For this retrospective cohort study, we used the Canadian Hospitalization and Taxation Database, which contains linked hospital and income tax data, from 2005 to 2013 to perform difference-in-difference analyses. We matched patients admitted to hospital for acute MI, cardiac arrest or stroke with controls who were not admitted to hospital for these indications. Participants were aged 40–61 years, worked in the 2 years before the event and were alive 3 years after the event. Patients were matched to controls for 11 variables. The primary outcome was working status 3 years postevent. We also assessed earnings change attributable to the event. We matched 19 129 particpants who were admitted to hospital with acute MI, 1043 with cardiac arrest and 4395 with stroke to 1 820 644, 307 375 and 888 481 controls, respectively.
Fewer of the patients who were admitted to hospital were working 3 years postevent than controls for acute MI (by 5.0 percentage points [pp], 95% confidence interval [CI] 4.5–5.5), cardiac arrest (by 12.9 pp, 95% CI 10.4–15.3) and stroke (by 19.8 pp, 95% CI 18.5–23.5). Mean (95% CI) earnings declines attributable to the events were $3834 (95% CI 3346–4323) for acute MI, $11 143 (95% CI 8962–13 324) for cardiac arrest, and $13 278 (95% CI 12 301–14 255) for stroke. The effects on income were greater for patients who had lower baseline earnings, comorbid disease, longer hospital length of stay or needed mechanical ventilation. Sex, marital status or self-employment status did not affect income declines.

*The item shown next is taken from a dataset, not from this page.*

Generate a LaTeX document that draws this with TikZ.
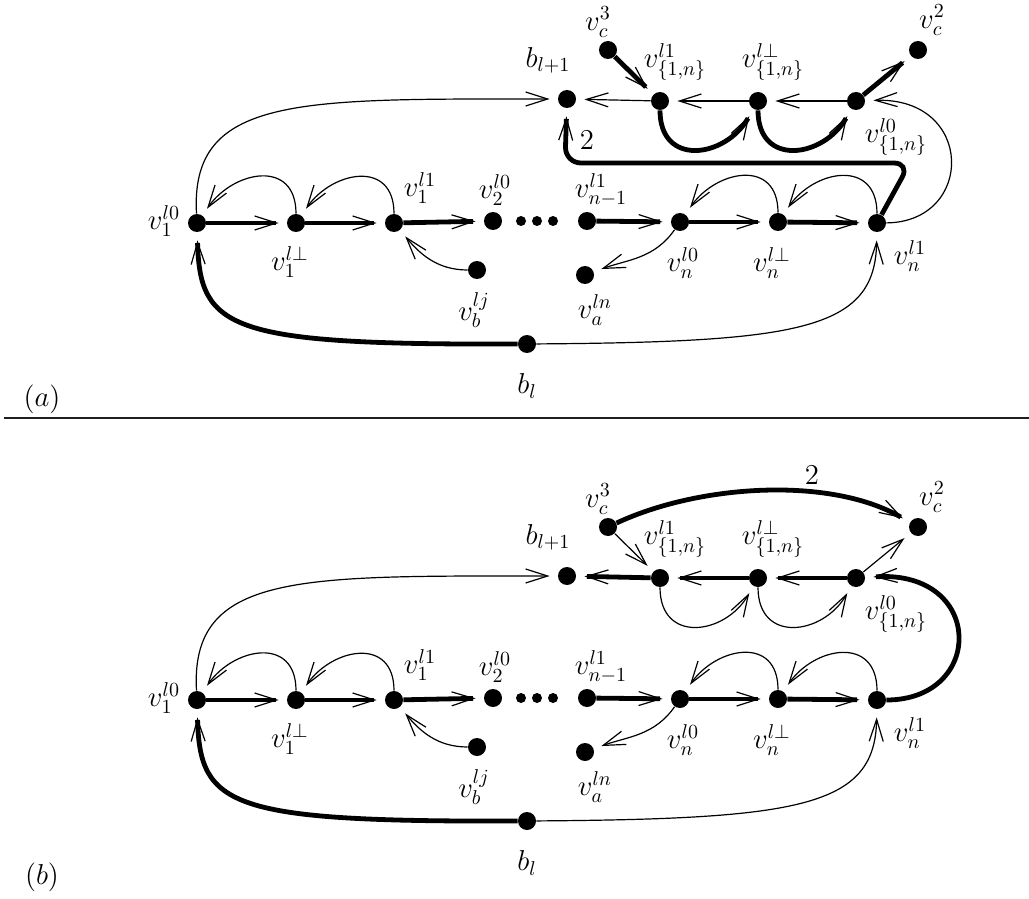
\documentclass[tikz,border=0pt]{standalone}
\usetikzlibrary{arrows.meta}
\newcommand\panelcommon[1]{%
 \node[dot] (#1v1l0) at (197,223) {};
 \node[dot] (#1v1lp) at (296,223) {};
 \node[dot] (#1v1l1) at (394,223) {};
 \node[dot] (#1v2l0) at (493,221) {};
 \node[sdot] (#1d1) at (521,221) {};
 \node[sdot] (#1d2) at (537,221) {};
 \node[sdot] (#1d3) at (553,221) {};
 \node[dot] (#1vnm) at (587,221) {};
 \node[dot] (#1vnl0) at (680,222) {};
 \node[dot] (#1vnlp) at (778,222) {};
 \node[dot] (#1vnl1) at (877,223) {};
 \node[dot] (#1vbj) at (477,270) {};
 \node[dot] (#1van) at (585,275) {};
 \node[dot] (#1bl) at (527,344) {};
 \node[dot] (#1blp) at (567,99) {};
 \node[dot] (#1vsl1) at (660,101) {};
 \node[dot] (#1vslp) at (758,101) {};
 \node[dot] (#1vsl0) at (856,101) {};
 \node[dot] (#1vcc) at (608,50) {};
 \node[dot] (#1vcb) at (918,50) {};
 \node[lab] (#1Lv1l0) at (164,221) {$v_1^{l0}$};
 \node[lab] (#1Lv1lp) at (290,262) {$v_1^{l\perp}$};
 \node[lab] (#1Lv1l1) at (420,188) {$v_1^{l1}$};
 \node[lab] (#1Lv2l0) at (495,190) {$v_2^{l0}$};
 \node[lab] (#1Lvnm) at (601,190) {$v_{n-1}^{l1}$};
 \node[lab] (#1Lvnl0) at (683,263) {$v_n^{l0}$};
 \node[lab] (#1Lvnlp) at (772,263) {$v_n^{l\perp}$};
 \node[lab] (#1Lvnl1) at (910,256) {$v_n^{l1}$};
 \node[lab] (#1Lvbj) at (474,310) {$v_b^{lj}$};
 \node[lab] (#1Lvan) at (595,310) {$v_a^{ln}$};
 \node[lab] (#1Lbl) at (527,386) {$b_l$};
 \node[lab] (#1Lblp) at (548,60) {$b_{l+1}$};
 \node[lab] (#1Lvcc) at (598,22) {$v_c^3$};
 \node[lab] (#1Lvcb) at (932,20) {$v_c^2$};
 \node[lab] (#1Lvsl1) at (675,62) {$v_{\{1,n\}}^{l1}$};
 \node[lab] (#1Lvslp) at (773,62) {$v_{\{1,n\}}^{l\perp}$};
 \node[lab] (#1Lvsl0) at (896,137) {$v_{\{1,n\}}^{l0}$};
 \draw[thk,arr] (#1v1l0) -- (#1v1lp);
 \draw[thk,arr] (#1v1lp) -- (#1v1l1);
 \draw[thk,arr] (#1v1l1) -- (#1v2l0);
 \draw[thk,arr] (#1vnm) -- (#1vnl0);
 \draw[thk,arr] (#1vnl0) -- (#1vnlp);
 \draw[thk,arr] (#1vnlp) -- (#1vnl1);
 \draw[thn,arr] (#1v1lp) to[out=90,in=55,looseness=1.5] (#1v1l0);
 \draw[thn,arr] (#1v1l1) to[out=90,in=55,looseness=1.5] (#1v1lp);
 \draw[thn,arr] (#1vnlp) to[out=90,in=55,looseness=1.5] (#1vnl0);
 \draw[thn,arr] (#1vnl1) to[out=90,in=55,looseness=1.5] (#1vnlp);
 \draw[thn,arr] (#1v1l0) .. controls (190,95) and (300,99) .. (#1blp);
 \draw[thk,arr] (#1bl) .. controls (230,345) and (200,330) .. (#1v1l0);
 \draw[thn,arr] (#1bl) .. controls (800,342) and (875,330) .. (#1vnl1);
 \draw[thn,arr] (#1vbj) to[out=180,in=-50] (#1v1l1);
 \draw[thn,arr] (#1vnl0) to[out=-125,in=20] (#1van);
}
\begin{document}
\begin{tikzpicture}[x=0.5pt,y=-0.5pt,
  dot/.style={circle,fill,inner sep=0pt,minimum size=9pt},
  sdot/.style={circle,fill,inner sep=0pt,minimum size=5pt},
  lab/.style={inner sep=0pt,font=\fontsize{14}{17}\selectfont},
  thn/.style={line width=0.6pt},
  thk/.style={line width=2.4pt},
  arr/.style={-{Straight Barb[length=11pt,width=7pt,line width=0.6pt]},shorten >=4pt},
]
\useasboundingbox (0,0) rectangle (1029,899);
% panel (a)
\panelcommon{a}
\draw[thn,arr] (avsl1) -- (ablp);
\draw[thn,arr] (avslp) -- (avsl1);
\draw[thn,arr] (avsl0) -- (avslp);
\draw[thk,arr] (avsl1) to[out=-90,in=-120,looseness=1.55] (avslp);
\draw[thk,arr] (avslp) to[out=-90,in=-120,looseness=1.55] (avsl0);
\draw[thk,arr] (avcc) -- (avsl1);
\draw[thk,arr] (avsl0) -- (avcb);
\draw[thn,arr] (avnl1) .. controls (975,222) and (975,97) .. (avsl0);
\draw[thk,arr,rounded corners=8pt] (avnl1) -- (910,163) -- (565,163) -- (ablp);
\node[lab] (atwo) at (587,140) {$2$};
\node[lab] (alabel) at (42,399) {$(a)$};
\draw[line width=1pt,black!88] (4,418) coordinate (sepL) -- (1029,418) coordinate (sepR);
% panel (b)
\begin{scope}[shift={(0,477)}]
\panelcommon{b}
\end{scope}
\draw[thk,arr] (bvsl1) -- (bblp);
\draw[thk,arr] (bvslp) -- (bvsl1);
\draw[thk,arr] (bvsl0) -- (bvslp);
\draw[thn,arr] (bvsl1) to[out=-90,in=-120,looseness=1.55] (bvslp);
\draw[thn,arr] (bvslp) to[out=-90,in=-120,looseness=1.55] (bvsl0);
\draw[thn,arr] (bvcc) -- (bvsl1);
\draw[thn,arr] (bvsl0) -- (bvcb);
\draw[thk,arr] (bvcc) to[out=25,in=150,looseness=0.8] (bvcb);
\node[lab] (btwo) at (812,475) {$2$};
\draw[thk,arr] (bvnl1) .. controls (985,700) and (985,570) .. (bvsl0);
\node[lab] (blabel) at (42,877) {$(b)$};
\end{tikzpicture}
\end{document}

Acute MI, cardiac arrest and stroke all resulted in substantial loss in employment and earnings that persisted for at least 3 years after the events. These outcomes have consequences for patients, families, employers and governments. Identification of subgroups at high risk for these losses may assist in targeting interventions, policies and legislation to promote return to work.